The Common Man said...

I nominate Luis Rivas, even though I hate watching him play baseball with every fiber of my soul. Rivas, like Kuiper, was an everyday player early in his career, playing regularly for my beloved Twins for most of his first six seasons in the league despite not being very good at all either on offense or defense. Actually, they may as well be the same player. Terrible offense (Kuiper 82 OPS+, Rivas 78), middling to poor defense. The only difference, it seems to me, is that the league has caught on to Rivas' general uselessness a lot faster.

That said, I have to acknowledge that there are people out there who, inexplicably, must worship Oh-for-three-vas, in the same way I impulsively became a Terry Mulholland fan in 1986 because I liked his baseball card, or a Johnny Moses fan because of the switch-hitting, the mustache, and the speed.

lar said...

Good choices. The Bannister choice in particular. I almost asked Joe about who would be his Duane Kuiper of today, but it seemed a little too obvious that he would choose Banny, so I didn't.

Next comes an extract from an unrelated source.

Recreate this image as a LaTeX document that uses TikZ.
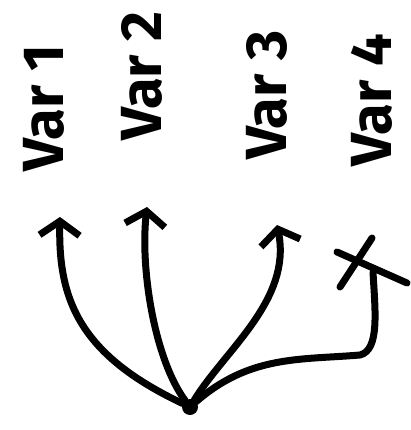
\documentclass[tikz,border=0pt]{standalone}
\usepackage{fontspec}
\setmainfont{Fira Sans}
\usetikzlibrary{arrows.meta}

\begin{document}
\begin{tikzpicture}[x=1pt, y=-1pt, line cap=round, line join=round,
  varlabel/.style={rotate=90, font=\fontsize{58}{58}\selectfont\bfseries, inner sep=0pt},
  link/.style={line width=7pt, -{Straight Barb[length=14pt, width=40pt]}}]
  \useasboundingbox (0,0) rectangle (410,430);
  % Labels
  \foreach \n/\x/\y in {1/44/108, 2/142/76, 3/267/95, 4/372/100} {
    \node[varlabel] (v\n) at (\x,\y) {Var \n};
  }
  % Root and arrow ends
  \node[circle, fill, inner sep=0pt, minimum size=16pt] (root) at (190,407) {};
  \coordinate (t1) at (60,217);
  \coordinate (t2) at (147,207);
  \coordinate (t3) at (277,225);
  \coordinate (t4) at (373,272);
  % Arrows
  \draw[link] (root) .. controls (80,355) and (58,300) .. (t1);
  \draw[link] (root) .. controls (155,360) and (140,270) .. (t2);
  \draw[link] (root) .. controls (225,350) and (292,300) .. (t3);
  \draw[line width=7pt] (root) .. controls (250,355) and (300,360) .. (360,355)
    .. controls (380,350) and (375,310) .. (t4);
  % Crossed out
  \draw[line width=7pt] (337,252) -- (407,283);
  \draw[line width=7pt] (340,287) -- (372,238);
\end{tikzpicture}
\end{document}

Rivas is an interesting choice. I've never watched him, so does he have a fan base already? I can think of players like Jose Uribe in San Francisco who probably had a bigger fanbase than he should have (they really loved the "Jo-se Ooooooooooooooo-Ri-be!" introduction). I wonder if Rivas is like that (or if there are others in that same vein).

Paul said...

Cody Ransom is actually a pretty good Shlabotnik pick. He's most famous for this game: http://www.baseball-reference.com/boxes/LAN/LAN200410020.shtml

where his 9th inning error on a routine ground ball setup Steve Finley's grand slam that cost the Giants the division.